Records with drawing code
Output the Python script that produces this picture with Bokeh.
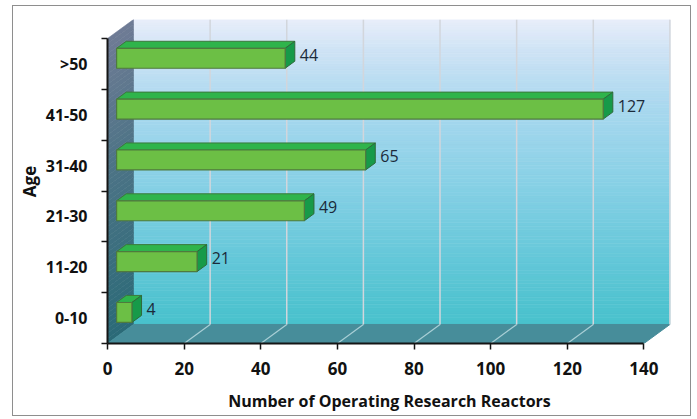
import numpy as np
from bokeh.plotting import figure
from bokeh.models import Range1d, FixedTicker, Title
from bokeh.core.properties import value
from bokeh.embed import file_html
from bokeh.resources import INLINE

# ---- data ----
categories = ["0-10", "11-20", "21-30", "31-40", "41-50", ">50"]
counts = [4, 21, 49, 65, 127, 44]
x_ticks = [0, 20, 40, 60, 80, 100, 120, 140]
x_max = 140

# ---- 3D geometry (in data units) ----
DX = 6.786      # depth offset along value axis
DY = 0.374      # depth offset along category axis
F1, F2 = 0.35, 0.72
HH = 0.196
COFF = F1 * DY - 0.02

p = figure(width=679, height=411,
           x_range=Range1d(0, 147.2), y_range=Range1d(0, 6 + DY),
           output_backend="svg", toolbar_location=None,
           min_border_left=94, min_border_top=13,
           min_border_right=21, min_border_bottom=74)
p.styles = {"position": "absolute", "left": "12px", "top": "5px",
            "border": "1px solid #8e8e8e"}
p.background_fill_color = "white"
p.border_fill_color = "white"
p.outline_line_color = None
p.xgrid.visible = False
p.ygrid.visible = False


def hex2rgb(h):
    h = h.lstrip("#")
    return np.array([int(h[i:i + 2], 16) for i in (0, 2, 4)], dtype=float)


def gradient(stops, n):
    ts = np.array([s[0] for s in stops])
    cs = np.array([hex2rgb(s[1]) for s in stops])
    out = []
    for k in range(n):
        t = (k + 0.5) / n
        rgb = [np.interp(t, ts, cs[:, j]) for j in range(3)]
        out.append("#%02x%02x%02x" % tuple(int(round(v)) for v in rgb))
    return out


# back wall (gradient top -> bottom)
N = 90
wall_cols = gradient([(0.0, "#e8eefa"), (0.10, "#cfe3f5"), (0.28, "#aad8ef"),
                      (0.55, "#86d0e5"), (0.8, "#62c7d8"), (1.0, "#48c1cc")], N)
edges = np.linspace(6 + DY, DY, N + 1)
p.quad(left=DX, right=x_max + DX, top=edges[:-1], bottom=edges[1:],
       fill_color=wall_cols, line_color=wall_cols, line_width=0.6)

# left wall
NL = 60
left_cols = gradient([(0.0, "#6f7b95"), (0.4, "#4f7487"), (1.0, "#2a6a77")], NL)
le = np.linspace(6, 0, NL + 1)
p.patches(xs=[[0, DX, DX, 0] for _ in range(NL)],
          ys=[[le[k], le[k] + DY, le[k + 1] + DY, le[k + 1]] for k in range(NL)],
          fill_color=left_cols, line_color=left_cols, line_width=0.6)

# floor
p.patch(x=[0, x_max, x_max + DX, DX], y=[0, 0, DY, DY],
        fill_color="#478d9a", line_color="#478d9a")

# gridlines on back wall and floor
gv = [t for t in x_ticks if t > 0]
p.segment(x0=[t + DX for t in gv], y0=DY, x1=[t + DX for t in gv], y1=6 + DY,
          line_color="#d2d6dc", line_width=1.5)
p.segment(x0=[t for t in gv if t < x_max], y0=0,
          x1=[t + DX for t in gv if t < x_max], y1=DY,
          line_color="#a9cfd6", line_width=1.2)

# bars
ddx = (F2 - F1) * DX
ddy = (F2 - F1) * DY
x0 = F1 * DX
fx, fy, tx, ty, sx, sy = [], [], [], [], [], []
for i, v in enumerate(counts):
    c = i + 0.5 + COFF
    yb, yt = c - HH, c + HH
    x1 = v + x0
    fx.append([x0, x1, x1, x0]); fy.append([yb, yb, yt, yt])
    tx.append([x0, x1, x1 + ddx, x0 + ddx]); ty.append([yt, yt, yt + ddy, yt + ddy])
    sx.append([x1, x1 + ddx, x1 + ddx, x1]); sy.append([yb, yb + ddy, yt + ddy, yt])
p.patches(xs=tx, ys=ty, fill_color="#2fb44b", line_color="#3b7a3c", line_width=1)
p.patches(xs=sx, ys=sy, fill_color="#179a49", line_color="#2f6a3a", line_width=1)
p.patches(xs=fx, ys=fy, fill_color="#6cbf45", line_color="#4f7a3e", line_width=1.2)

# data labels
p.text(x=[v + F2 * DX for v in counts],
       y=[i + 0.5 + COFF + ddy / 2 for i in range(len(counts))],
       text=[str(v) for v in counts], x_offset=5,
       text_font=value("Open Sans"), text_font_size="16px",
       text_color="#1b2a3a", text_baseline="middle", text_align="left")

# axes
ax = p.xaxis[0]
ax.ticker = FixedTicker(ticks=x_ticks)
ax.bounds = (0, x_max)
ax.axis_line_width = 2
ax.axis_line_color = "#151515"
ax.major_tick_out = 6
ax.major_tick_in = 0
ax.major_tick_line_color = "#151515"
ax.major_tick_line_width = 1.5
ax.minor_tick_line_color = None
ax.major_label_standoff = 12
ax.major_label_text_font = "Open Sans"
ax.major_label_text_font_style = "bold"
ax.major_label_text_font_size = "17px"
ax.major_label_text_color = "#111111"
ax.axis_label = "Number of Operating Research Reactors"
ax.axis_label_text_font = "Open Sans"
ax.axis_label_text_font_style = "bold"
ax.axis_label_text_font_size = "16px"
ax.axis_label_text_color = "#111111"
ax.axis_label_standoff = 12

ay = p.yaxis[0]
ay.ticker = FixedTicker(ticks=[i + 0.5 for i in range(len(categories))],
                        minor_ticks=list(range(len(categories) + 1)))
ay.major_label_overrides = {i + 0.5: c for i, c in enumerate(categories)}
ay.bounds = (0, len(categories))
ay.axis_line_width = 2
ay.axis_line_color = "#151515"
ay.major_tick_out = 0
ay.major_tick_in = 0
ay.minor_tick_out = 6
ay.minor_tick_in = 0
ay.minor_tick_line_color = "#151515"
ay.minor_tick_line_width = 1.5
ay.major_label_standoff = 14
ay.major_label_text_font = "Open Sans"
ay.major_label_text_font_style = "bold"
ay.major_label_text_font_size = "16px"
ay.major_label_text_color = "#111111"

# y-axis title as a left-side title beside the tick labels
p.add_layout(Title(text="Age", align="center", standoff=0, vertical_align="top",
                   text_font="Open Sans", text_font_style="bold",
                   text_font_size="17px", text_color="#111111"), "left")

open("out.html", "w").write(file_html(p, INLINE))
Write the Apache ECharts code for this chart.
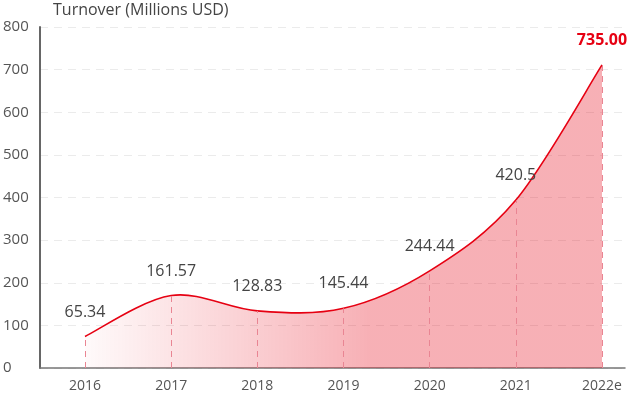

PROMPT. Please quote exactly the run of lines that starts the entries and ends at the line containing "x_max = 140", leaving out every picture.

COMPLETED TASK.
Output the Python script that produces this picture with Bokeh.
import numpy as np
from bokeh.plotting import figure
from bokeh.models import Range1d, FixedTicker, Title
from bokeh.core.properties import value
from bokeh.embed import file_html
from bokeh.resources import INLINE

# ---- data ----
categories = ["0-10", "11-20", "21-30", "31-40", "41-50", ">50"]
counts = [4, 21, 49, 65, 127, 44]
x_ticks = [0, 20, 40, 60, 80, 100, 120, 140]
x_max = 140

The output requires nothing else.